I'm trying to import data from Oracle database to HDFS by using sqoop 1.4.6
. I have no problem doing simple imports to HDFS or hive tables by using --table table_name
or --query SELECT <...>
statements.
However, my question: is there a way to import the table with executing a certain PL/SQL procedure first?
For example, assume there exists a procedure set_date(date IN DATE)
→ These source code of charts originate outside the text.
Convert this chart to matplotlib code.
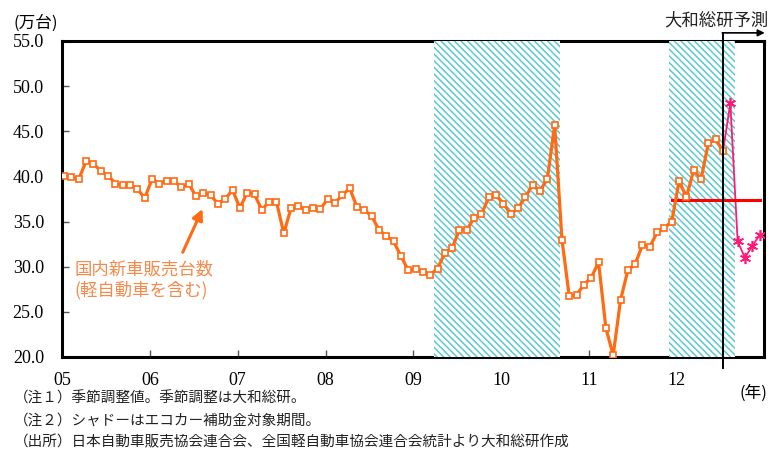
import matplotlib
matplotlib.use("Agg")
import matplotlib.pyplot as plt
import numpy as np

# monthly values (10k units), Jan 2005 .. Jul 2012
actual = [
    40.0, 39.9, 39.7, 41.7, 41.4, 40.6, 40.1, 39.2, 39.0, 39.1, 38.6, 37.6,
    39.7, 39.2, 39.5, 39.5, 38.8, 39.2, 37.8, 38.2, 37.9, 37.0, 37.5, 38.5,
    36.5, 38.2, 38.0, 36.3, 37.2, 37.2, 33.7, 36.5, 36.7, 36.3, 36.5, 36.4,
    37.5, 37.1, 37.9, 38.7, 36.6, 36.3, 35.6, 34.1, 33.4, 32.8, 31.2, 29.6,
    29.7, 29.4, 29.1, 29.8, 31.5, 32.1, 34.1, 34.1, 35.4, 35.8, 37.7, 37.9,
    37.0, 35.8, 36.5, 37.7, 39.1, 38.4, 39.7, 45.7, 33.0, 26.7, 26.9, 28.0,
    28.8, 30.5, 23.2, 20.2, 26.3, 29.6, 30.3, 32.4, 32.2, 33.8, 34.3, 35.0,
    39.5, 37.7, 40.7, 39.7, 43.7, 44.1, 42.8,
]
# Daiwa forecast, Jul 2012 .. Dec 2012
forecast = [42.8, 48.1, 32.8, 31.0, 32.3, 33.5]
forecast_start = 90
avg_level = 37.4
avg_span = [83, 95]
subsidy_periods = [(50.5, 67.7), (82.6, 91.6)]
year_labels = ["05", "06", "07", "08", "09", "10", "11", "12"]
y_ticks = [20, 25, 30, 35, 40, 45, 50, 55]

jp = ["Noto Sans CJK JP", "DejaVu Sans"]
num_font = "Liberation Serif"

fig = plt.figure(figsize=(7.69, 4.5), dpi=100)
ax = fig.add_axes([0.0806, 0.2067, 0.9129, 0.7022])

x_act = np.arange(len(actual))
x_fc = np.arange(forecast_start, forecast_start + len(forecast))

plt.rcParams["hatch.linewidth"] = 1.1
for s, e in subsidy_periods:
    ax.axvspan(s, e, facecolor="white", edgecolor="#5cc8cf", hatch="\\\\\\\\\\",
               linewidth=0, zorder=2.6)

ax.plot(x_act, actual, color="#ff6a13", lw=2.3, marker="s", ms=4.2,
        mfc="white", mec="#ff6a13", mew=1.2, zorder=4)
ax.plot(x_fc, forecast, color="#ff1a75", lw=1.3, marker=(6, 2, 0), ms=8,
        mew=1.2, markevery=list(range(1, len(forecast))), zorder=3.5)
ax.plot(avg_span, [avg_level, avg_level], color="#ff0000", lw=2.2, zorder=3.8)

ax.set_xlim(-0.3, 95.6)
ax.set_ylim(20, 55)
ax.set_yticks(y_ticks)
ax.set_yticklabels([f"{v:.1f}" for v in y_ticks], fontname=num_font, fontsize=13)
ax.set_xticks([12 * k - 0.3 for k in range(len(year_labels))])
ax.set_xticklabels(year_labels, fontname=num_font, fontsize=13)
ax.tick_params(axis="both", direction="in", length=5, width=1, color="#555555")
ax.tick_params(axis="x", pad=11)
ax.tick_params(axis="y", pad=13)
for sp in ax.spines.values():
    sp.set_linewidth(2.2)
    sp.set_color("black")

# forecast marker line and arrow
ax.plot([forecast_start, forecast_start], [18.8, 55.9], color="black", lw=1.4,
        clip_on=False, zorder=5)
ax.annotate("", xy=(95.7, 55.9), xytext=(forecast_start - 0.1, 55.9),
            arrowprops=dict(arrowstyle="-|>", color="black", lw=1.2,
                            mutation_scale=10, shrinkA=0, shrinkB=0),
            annotation_clip=False, zorder=5)
fig.text(0.999, 0.955, "大和総研予測", family=jp, fontsize=12.5, ha="right",
         va="center", color="#222222")

# series label
ax.annotate("", xy=(18.9, 36.4), xytext=(16.2, 31.6),
            arrowprops=dict(arrowstyle="-|>", color="#ff6a13", lw=2.2,
                            mutation_scale=16, shrinkA=0, shrinkB=0), zorder=5)
ax.text(1.4, 29.7, "国内新車販売台数", family=jp, fontsize=12.5, color="#f5894a",
        va="center", ha="left")
ax.text(1.4, 27.4, "(軽自動車を含む)", family=jp, fontsize=12.5, color="#f5894a",
        va="center", ha="left")

fig.text(0.017, 0.949, "(万台)", family=jp, fontsize=12, va="center", ha="left")
fig.text(0.998, 0.127, "(年)", family=jp, fontsize=12, va="center", ha="right")

notes = [
    "（注１）季節調整値。季節調整は大和総研。",
    "（注２）シャドーはエコカー補助金対象期間。",
    "（出所）日本自動車販売協会連合会、全国軽自動車協会連合会統計より大和総研作成",
]
for k, line in enumerate(notes):
    fig.text(0.018, 0.114 - k * 0.048, line, family=jp, fontsize=10.5,
             va="center", ha="left", color="#222222")

fig.savefig("out.png", dpi=100)
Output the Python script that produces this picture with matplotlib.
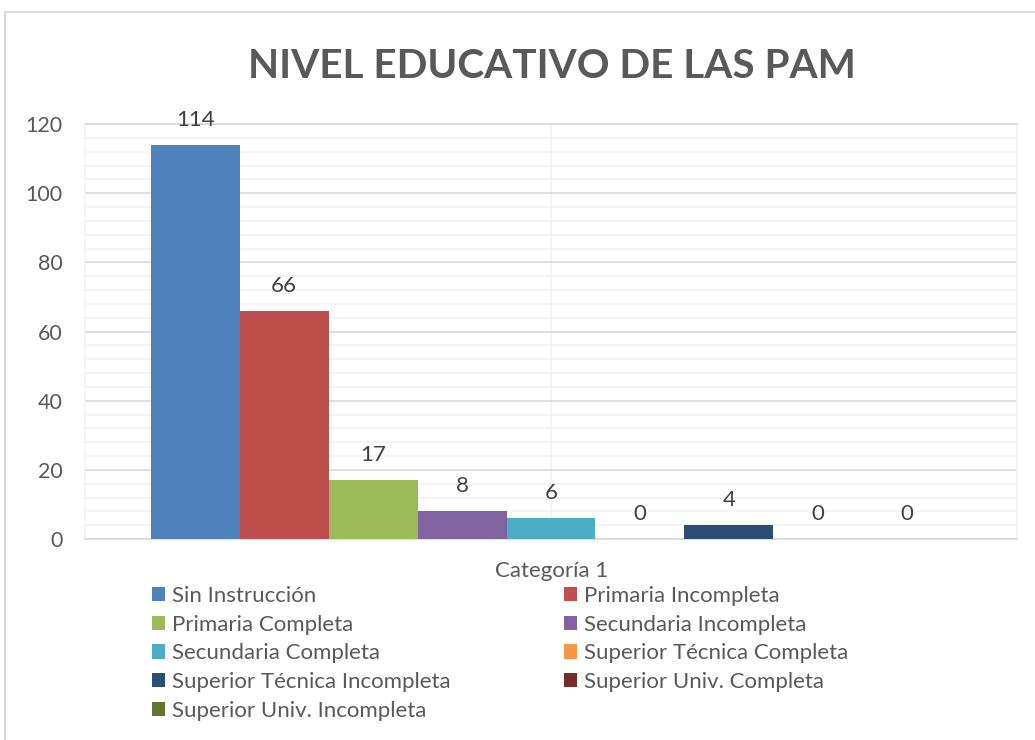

, specified in the Oracle database that is used to set the report date for the data. With usual JDBC tools (i.e., ROracle
package if working from R
) two queries are required for the same connection to pull the data:
1) BEGIN set_date(#some_date#); END;
2) SELECT * FROM table_name;
Is it possible to achieve the same result using sqoop
? I've tried mixing the two queries into one by the following approach:
sqoop import --connect jdbc:oracle:thin@LINK:PORT:SID \
--username user -P \
--target-dir /some/directory \
--query "BEGIN set_date(#some_date#); END; SELECT * FROM table_name"
But apparently the whole query is assumed to be in PL/SQL format, therefore the 2) part of the query is not formulated as expected. Also, I've tried eval
'ing only the set_date
part of the query, which seems to work fine, so the only problem is to correctly execute the 2) SQL query.
Is it possible to call a second query using the same sqoop connection? Is it possible to mix 1) and 2) statements into one in order to get the same result (for now a simple select table would be enough) using sqoop?
Note: I don't have much experience working with SQL and PL/SQL, so sorry if I didn't specify some parts clearly enough.